Secretary Powell Cuts $25 Million More from UNFPA

October 1, 2003

Volume 5/ Number 29

Dear Colleague:

The UNFPA has lost another $25 million because of its continued support of China’s one-child policy. This year’s decision came on Sept. 30, the two-year anniversary of PRI’s undercover investigation of UNFPA’s county program in Sihui, Guangdong Province. On that day in 2001, investigator Josephine Guy courageously entered the Chinese Office of Family Planning and obtained photographs proving UNFPA complicity in China’s forced abortion policy.  Later that day, Miss Guy interviewed women whose homes were destroyed because they became pregnant.

The 2003 money will be reprogrammed to life-saving basic health care, a move that pro-abortion lawmakers are expected to try and block. Stay tuned.

But for now, President Bush deserves our thanks. Please take a moment to write a letter of thanks to: President George W. Bush, The White House, 1600 Pennsylvania Avenue NW, Washington, DC 20500.

Steven W.  Mosher

President

Secretary Powell Cuts $25 Million More from UNFPA

Yesterday, U.S. Secretary of State Colin Powell cut another $25 million from the United Nations Population Fund (UNFPA) for 2003. Last year (2002), Secretary Powell determined that UNFPA was helping the government of Red China to carry out its population program of forced abortion more effectively, in violation of the Kemp-Kasten amendment which prohibits U.S. funds from going to groups that support or participate in the management of a program of coercive abortion or involuntary sterilization.

Powell’s determination followed three international investigations of UNFPA operations in China, all of which found evidence of coercion in UNFPA county programs. UNFPA continues to deny these charges, and to expand its support of China’s one-child policy.
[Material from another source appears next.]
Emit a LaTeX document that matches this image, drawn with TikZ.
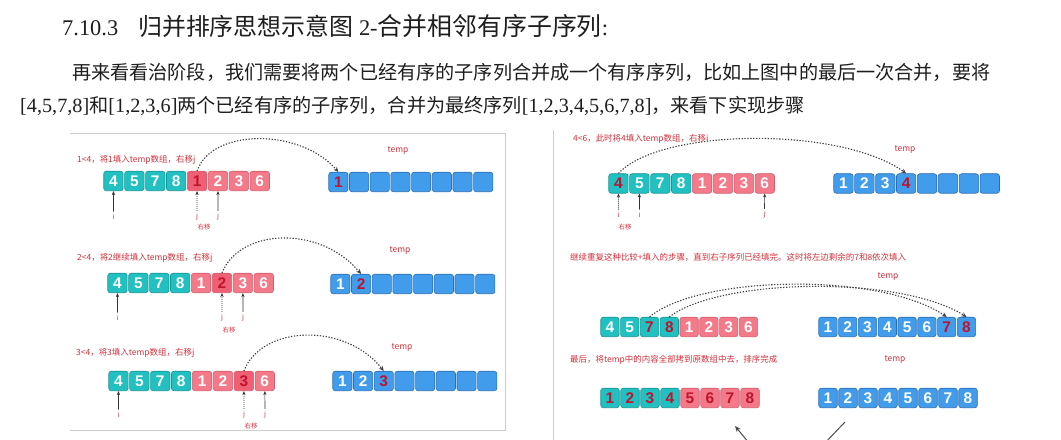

The 2003 funding cut happened to fall on the same day that PRI investigators located the desk of the UN administrator of the UNFPA county program in Sihui in 2001. That desk, which PRI investigator Josephine Guy photographed, was in the same office as the Chinese officials who enforce the one-child policy in that UNFPA program. A short distance from that desk, in a county where UNFPA told Congress coercion had ended, Miss Guy obtained over two dozen testimonies from witnesses and victims who said that coercion was as bad today in this UNFPA program as ever in the history of the one-child policy. Miss Guy obtained taped statements from several people who were imprisoned, fined heavily and had their homes destroyed – about a mile from the Office of Family Planning – for attempting to hide the illegal pregnancy of a victim of China’s one-child policy.

Like last year, the $25 million will be transferred into the Child Survival account at USAID, where it is hoped that it will be spent on basic life-saving aid like child rehydration, immunization and attended births. Unfortunately, House and Senate pro-abortion lawmakers (Rep. Kolbe and Sen. Leahy) may attempt to put a hold on the $25 million so USAID will not able to spend it on saving lives.

The real winners of this decision not to fund UNFPA for 2003 are the women of the world, who are emboldened by the U.S. decision to not fund groups that collaborate with coercive and inhumane population controllers.